The win cements Love & War, built in 1973, as one of the great stayers of ocean racing with 33 years between her first win and this one.

Lindsay May has dedicated this race to Love & War’s previous owner, the late Peter Kurts, who had sailed the yacht to victory in 1974 and 1978, and who died in January 2005. The yacht is now owned by Peter’s son, Simon.

The crew all wore white hats at the start of the race, a Peter Kurts signature look, and there were definitely no spiffy crew shirts.

'Show me a boat that sailed faster because the crew was in matching shirts,' Peter was fond of remarking as he would eye off the attire of more colour coordinated competitors.

'We tried to sail the boat in the spirit that Kurtsie would have sailed it,' May said, 'and that was to sail it hard, and to keep asking the questions all the time, and to drink plenty of tea.'

At one level it seems extraordinary that a fleet boasting some of the world’s most advanced, high tech racing boats should be pipped by a couple of oldies but, on reflection, no Rolex Sydney Hobart has been more suited to the boats built under the IOR rule, for this was a windward bash all the way. The only times spinnakers came out of their bags were for the dash down Sydney Harbour and the final eleven miles up the Derwent River, and many yachts didn’t even enjoy that luxury. The remaining 610 nautical miles were hard on the nose.

While the IRC ratings system encourages all-round boats, the IOR rules, favouring huge genoas, small mainsails and graceful tumblehome hulls resulted in boats that were magnificent to windward, and a handful downwind. In an all upwind race, if the handicappers were doing their job, the older, heavy upwind specialists were always going to be in with a chance.

'If it had been downwind we wouldn’t have been anywhere. IOR boats downwind just dig holes. Love & War does seven knots upwind and eight down (compared with the 20 plus knots a typical IRC boat can achieve off the wind). The speedo only goes to 12 knots. You might reach 12 knots going down a big wave, but by that time she is out of control. Upwind she is incredible though, and much faster than her rating,' said May.

'Southerly conditions were really important to us so I was watching the forecasts unfold for the last week and I’d been saying ‘we’re going to do this, we’re going to do this.’

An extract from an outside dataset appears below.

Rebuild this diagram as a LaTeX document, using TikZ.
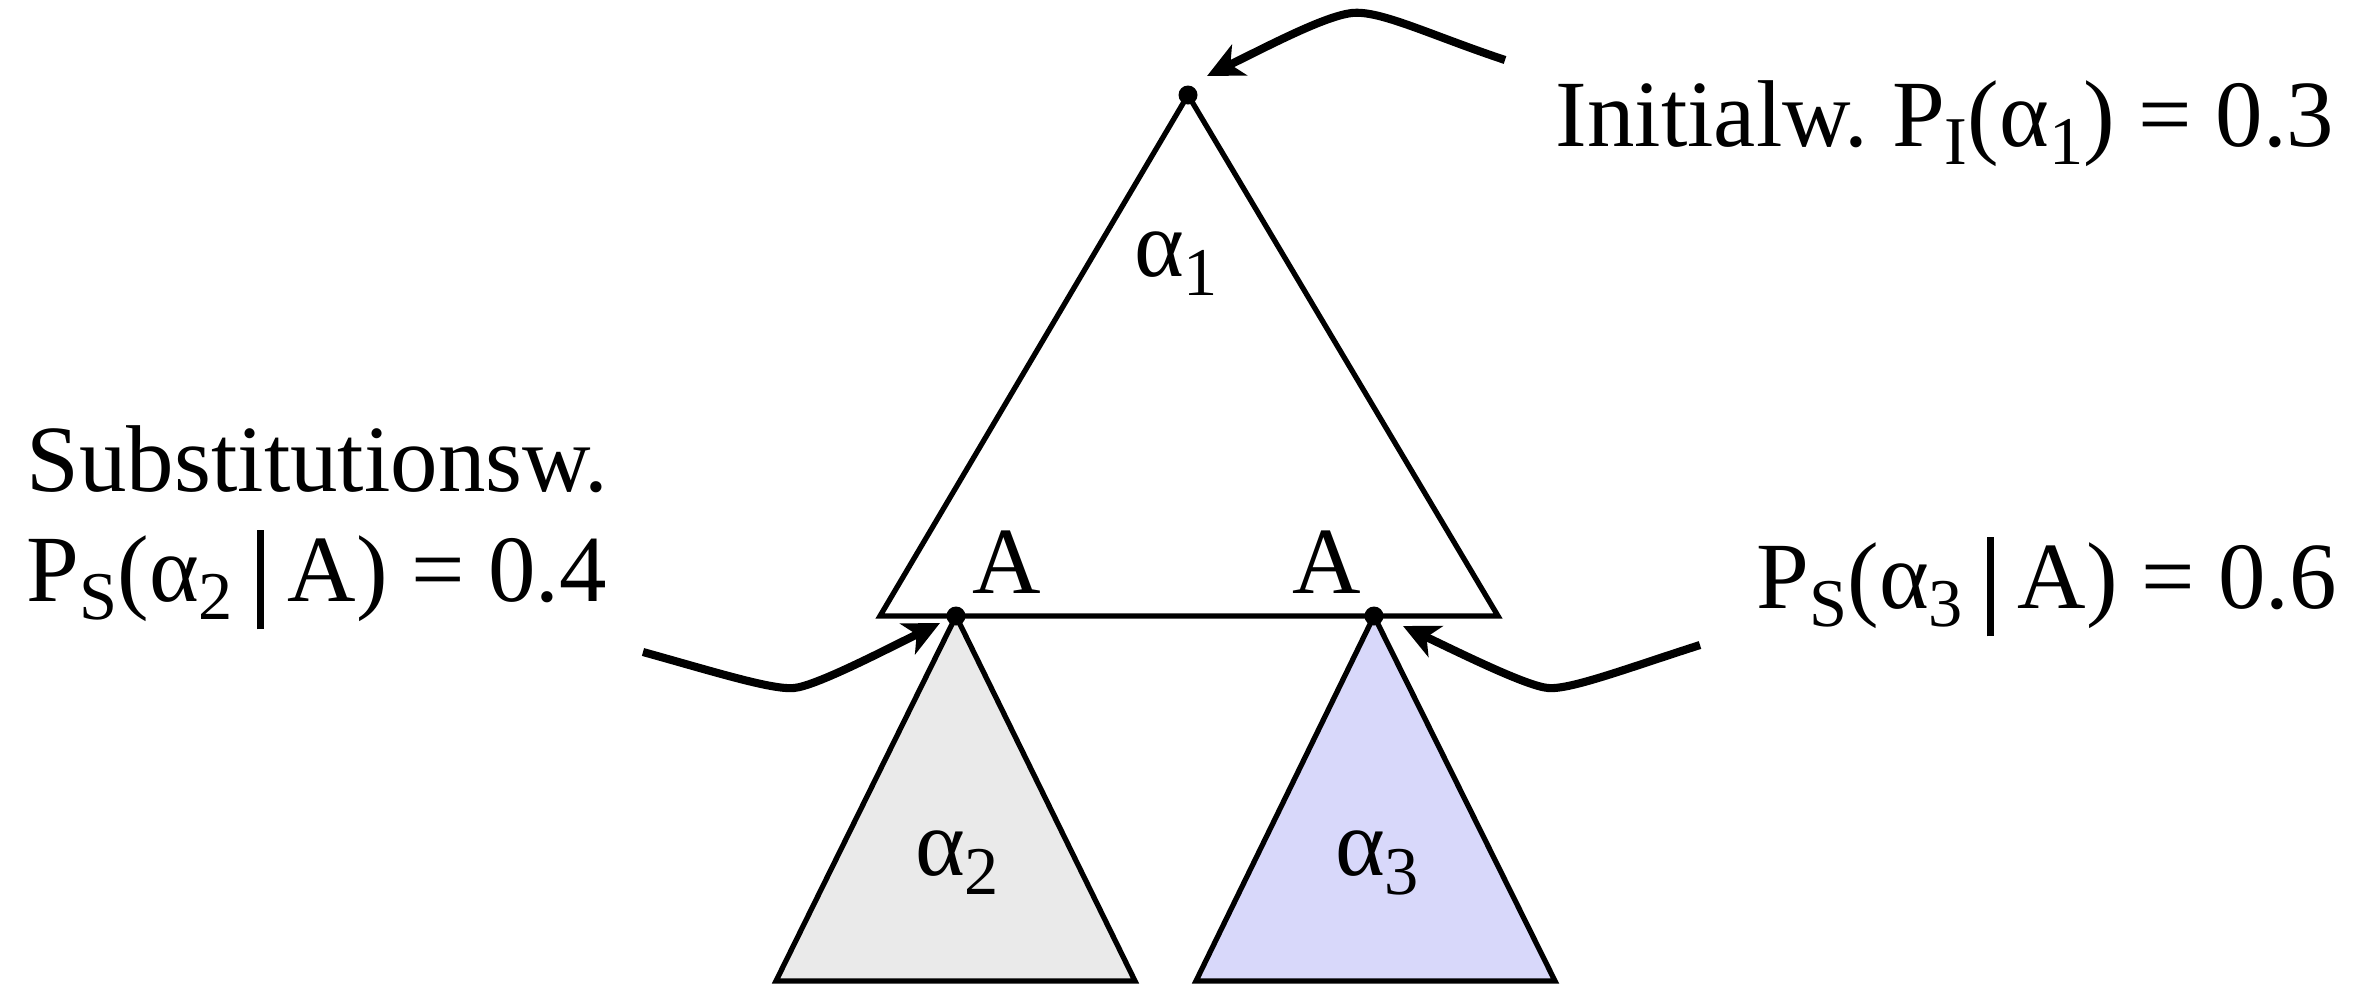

'I just knew that this boat could win overall. It just had to be on the start line on a day when the conditions lasted for four days. And it had to be upwind.'

May, who has previously navigated for Peter Kurts on Love & War and on George Snow’s iconic maxi Brindabella, has a reputation for tactical nouse and cunning, and a profound belief in the virtues of a favourable current. He will go a long way off the rhumb line to find it and, this time, it won him the race.

'We have just had the most amazing race with current. On the first night we had four and a half knots,' he said. 'If you looked at the current chart beforehand you could see where it was. We had two and a half knots of current down the Tassie coast. I have never, ever seen current like that before.'

Simon Kurts was unable to take part in the race this year so as Love & War approached the finish line May telephoned him to talk him over the last 400 metres.

'I told him what was going on and I guess he and I choked up a little bit. He had difficulty talking. So we talked him over the line,' said May.